It’s that time of year again. The mad scramble to find a place to live has begun – paying your deposit, registering for classes and picking up a housing contract from Campus Life to see those four little numbers that could change your life – your housing lottery number. There are a few people on campus though for whom the housing lottery number does not apply. These are the students who are applying for group housing. At Lawrence University, group housing – which includes quad houses, small houses, and lofts – provides students with a space to develop a community around shared values and interests. This process operates independently of regular housing selection. Group housing is also intended to benefit the campus by hosting activities open to the whole community and satisfying the needs of campus climate. The selection process will be important in shaping the events and culture of campus in the 2018-2019 school year. So what does the process look like, and what does campus have to gain from groups who will be granted group housing?
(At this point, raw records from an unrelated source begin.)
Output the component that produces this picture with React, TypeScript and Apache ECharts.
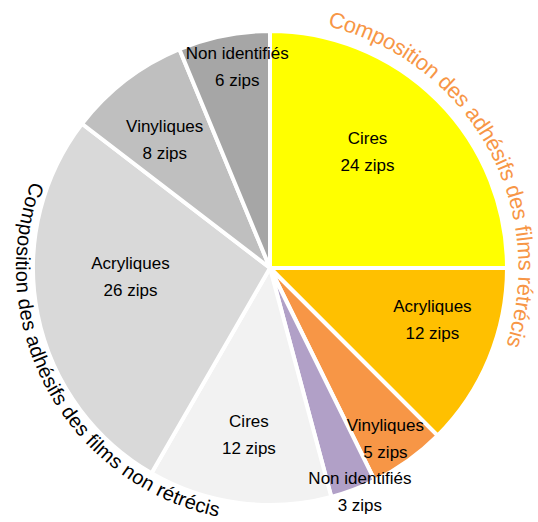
import React, { useEffect, useRef } from 'react';
import * as echarts from 'echarts';

// ---- data ----
const categories = ['Cires', 'Acryliques', 'Vinyliques', 'Non identifiés'];
const shrunkValues = [24, 12, 5, 3];
const unshrunkValues = [12, 26, 8, 6];
const unit = 'zips';
const shrunkTitle = 'Composition des adhésifs des films rétrécis';
const unshrunkTitle = 'Composition des adhésifs des films non rétrécis';

// ---- styles ----
const shrunkColors = ['#FFFF00', '#FFC000', '#F79646', '#B1A0C7'];
const unshrunkColors = ['#F2F2F2', '#D9D9D9', '#BFBFBF', '#A6A6A6'];
const labelRadius = [0.64, 0.72, 0.87, 1.02, 0.71, 0.59, 0.7, 0.86];
const labelShift = [-5, -4.6, 1.6, -1.2, -0.3, 7.5, -1.9, 2];

const W = 538;
const H = 522;
const CX = 270;
const CY = 268;
const R = 237;
const FONT = '"Liberation Sans", Arial, sans-serif';

function arcText(
  text: string,
  r: number,
  startDeg: number,
  dir: number,
  fontSize: number,
  color: string,
  topsOut: boolean
) {
  const canvas = document.createElement('canvas');
  const ctx = canvas.getContext('2d') as CanvasRenderingContext2D;
  ctx.font = `${fontSize}px ${FONT}`;
  const els: any[] = [];
  let s = 0;
  for (const ch of text) {
    const w = ctx.measureText(ch).width;
    const sc = s + w / 2;
    const theta = (startDeg * Math.PI) / 180 + (dir * sc) / r;
    if (ch !== ' ') {
      els.push({
        type: 'text',
        x: CX + r * Math.sin(theta),
        y: CY - r * Math.cos(theta),
        rotation: topsOut ? -theta : Math.PI - theta,
        silent: true,
        z: 100,
        style: {
          text: ch,
          x: 0,
          y: 0,
          align: 'center',
          verticalAlign: 'middle',
          fontSize,
          fontFamily: FONT,
          fill: color,
        },
      });
    }
    s += w;
  }
  return els;
}

export default function App() {
  const ref = useRef<HTMLDivElement>(null);

  useEffect(() => {
    document.body.style.margin = '0';
    if (!ref.current) return;
    const chart = echarts.init(ref.current, undefined, { renderer: 'svg' });

    const values = [...shrunkValues, ...unshrunkValues];
    const colors = [...shrunkColors, ...unshrunkColors];
    const names = [...categories, ...categories];
    const total = values.reduce((a, b) => a + b, 0);
    const data = values.map((v, i) => ({
      value: v,
      name: names[i],
      itemStyle: { color: colors[i] },
    }));

    chart.setOption({
      animation: false,
      backgroundColor: '#ffffff',
      series: [
        {
          type: 'pie',
          center: [CX, CY],
          radius: R,
          startAngle: 90,
          clockwise: true,
          avoidLabelOverlap: false,
          data,
          itemStyle: { borderColor: '#ffffff', borderWidth: 4 },
          label: {
            show: true,
            position: 'inside',
            formatter: (p: any) => `${p.name}\n${p.value} ${unit}`,
            color: '#000000',
            fontSize: 17,
            fontFamily: FONT,
            lineHeight: 27,
          },
          labelLine: { show: false },
          emphasis: { disabled: true },
          labelLayout: (p: any) => {
            const i = p.dataIndex;
            const before = values.slice(0, i).reduce((a, b) => a + b, 0);
            const mid = ((before + values[i] / 2) / total) * 360 + labelShift[i];
            const rad = (mid * Math.PI) / 180;
            const d = R * labelRadius[i];
            return {
              x: CX + d * Math.sin(rad),
              y: CY - d * Math.cos(rad),
              align: 'center',
              verticalAlign: 'middle',
            };
          },
        },
      ],
      graphic: [
        ...arcText(shrunkTitle, 256, 13.4, 1, 22, '#F79646', true),
        ...arcText(unshrunkTitle, 247, 290, -1, 20, '#000000', false),
      ],
    });

    return () => chart.dispose();
  }, []);

  return <div ref={ref} style={{ width: W, height: H }} />;
}
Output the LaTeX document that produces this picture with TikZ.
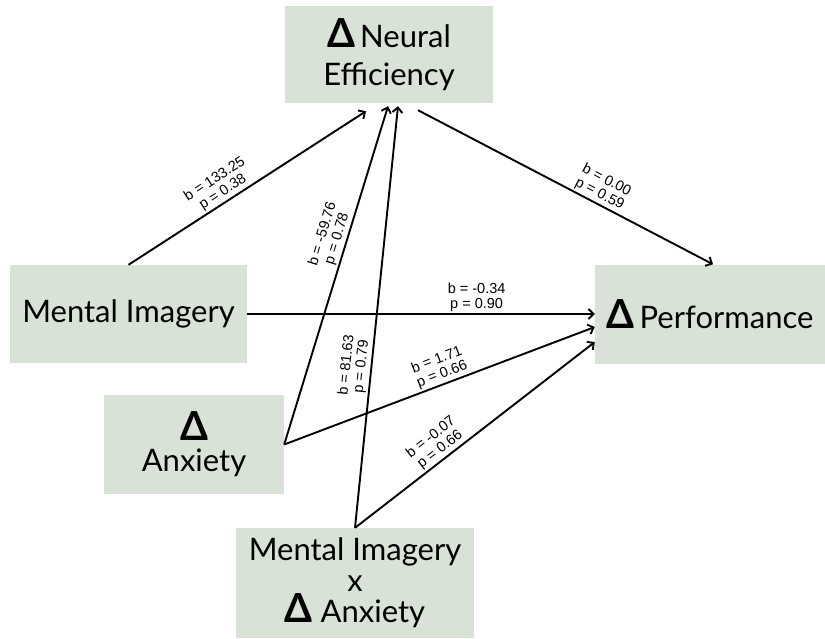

Each new group applying for group housing must have their Student Contact and Residence Life Manager complete Bystander Intervention Training. Groups that are reapplying must have at least 50% of their house’s current residents complete Bystander Intervention Training in the last four terms before the application deadline. Bystander Intervention Training is an hour long program held by Student Alliance Against Sexual Harassment and Assault (SAASHA), an “official LUCC standing committee committed to ending sexual violence on the Lawrence University campus by facilitating discussion, education, and awareness about issues of sexual misconduct,” according to their Lawrence webpage. Bystander Intervention is ideally meant to be an interactive way to build effective skills in handling issues of sexual violence. Groups applying for housing must also have a clear and concrete plan for how their space will be inclusive to all races, genders, nationalities, etc.
Each group that is applying for group housing then makes a pitch to the Selection Committee, which is comprised of a board of Lawrence students. Groups deliver a brief 15-minute pitch as to why they are suited for group housing. Ideally, group housing applications and pitches should be about how groups will improve the lives of students on campus. Groups must have plans for activities and events that are open to campus throughout the course of the school year and such events must clearly advance the goals of the group and of the university. In addition, each group applying for housing needs to have plans for community service. Similar to open-to-campus events, community service plans should include a multitude of activities throughout the year and should work to create strong communication between a variety of groups on campus and should strengthen the Lawrence and Appleton communities as a whole. In all, it is important that groups granted housing nail two important factors: they should improve campus through service and fun, interactive community-building events.
For example, there are two unique applicants for housing this year: Delta Tau Delta, who is reapplying after being stripped of their house in years past, and the Child Advocacy Loft (CAL), the only non-LUCC affiliated organization applying for group housing. Delta Tau Delta, for example, lost their house last year due to an application that wasn’t complete or concise to the standards of the group housing committee; through the process, the organization has revised bylaws that are more beneficial to campus, including having more focus on campus events, such as formals, and a Blanket Drive in collaboration with the Juvenile Diabetes Research Foundation. CAL, on the other hand, hopes to create the means for their residents and other Lawrence students to increase their youth-oriented service and connect with the greater Appleton community. CAL needs a group housing space to organize volunteer programming geared towards youth advocacy: residents can participate in a series of activities for prospective student engagement, such as movies, gaming, and a casual Q&A about campus climate.